In particular your problem to split 5 figures is equivalent to arrange 4 elements ($n=4$) from a set S of 2 elements ($k=2$) i.e.

$\{"-", "Nothing"\}$

in order to get 4 tuples;

$("-/Nothing","-/Nothing","-/Nothing","-/Nothing")$ where slash $/$ means logical operator "or".

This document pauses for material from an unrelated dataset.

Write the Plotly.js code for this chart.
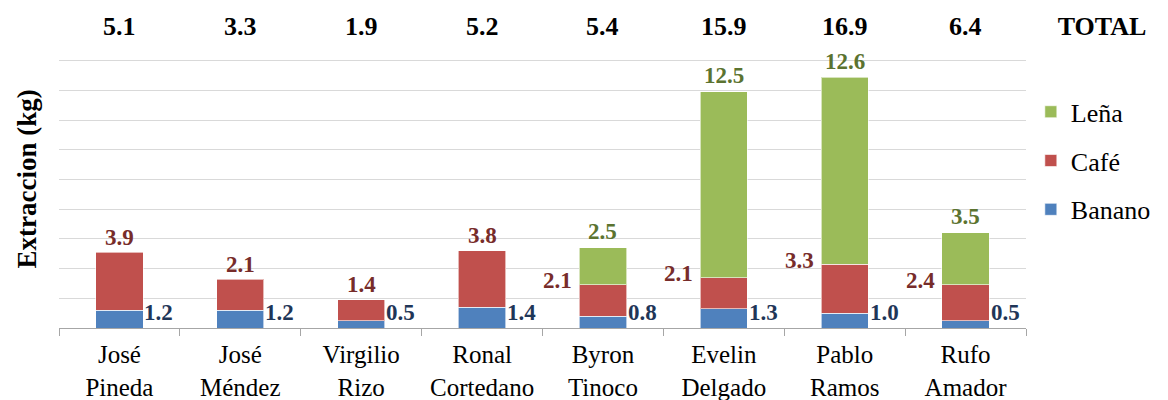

Therefore you will get the amount that you have inferred above which:

${2^{4}} = 16$

possible splits.

An algorithm in python 3.5 to solve this problem

import itertools

def getSplits(myciphers):
    comb=[]    
    for split in [p for p in itertools.product([0,1], repeat=4)]:            
        tsplit=[]
        tsplit.append(myciphers[0])
        for c,s in zip(myciphers[1:],split):      
            if s == 1:
                tsplit.append("-")
            tsplit.append(c)

        comb.append("".join(tsplit))
    return comb

# Test Case 1
myciphers="12345"
print(getSplits(myciphers))

# Test Case 2
myciphers="ABCD"
print(getSplits(myciphers))

The output of this program is as follows:

rcolomina@workstation-rig:~$ python boo.py
['12345', '1234-5', '123-45', '123-4-5', '12-345', '12-34-5', '12-3-45', '12-3-4-5', '1-2345', '1-234-5', '1-23-45', '1-23-4-5', '1-2-345', '1-2-34-5', '1-2-3-45', '1-2-3-4-5']
['ABCD', 'ABCD', 'ABC-D', 'ABC-D', 'AB-CD', 'AB-CD', 'AB-C-D', 'AB-C-D', 'A-BCD', 'A-BCD', 'A-BC-D', 'A-BC-D', 'A-B-CD', 'A-B-CD', 'A-B-C-D', 'A-B-C-D']

Answer 2

Look at the cuts as a binary number where each digit i of the number indicates if we cut between digit i and i+1 in the real number.
for example:
12345 would be 0000.
12-345 would be 0100.

Now,for a number of size n our binary number would be of size n-1,how many unique values can a n-1 digits binary number represent?
$$2^{(n-1)}$$.

Answer 3

When you have a sequence of $n$ numbers, you can $n-1$ slots to make cuts. So we need to know all the ways we can choose $0$ cuts out if it, then $1$ cut, $2$ cuts, etc

The total number of ways to choose the cuts is $$\sum_{k=0}^{n-1} { {n-1}\choose{k}} =2^{n-1} $$

To prove this equality, use a subtle trick: Set $2^{n-1} = (1+1)^{n-1}$ and use the Binomial Theorem.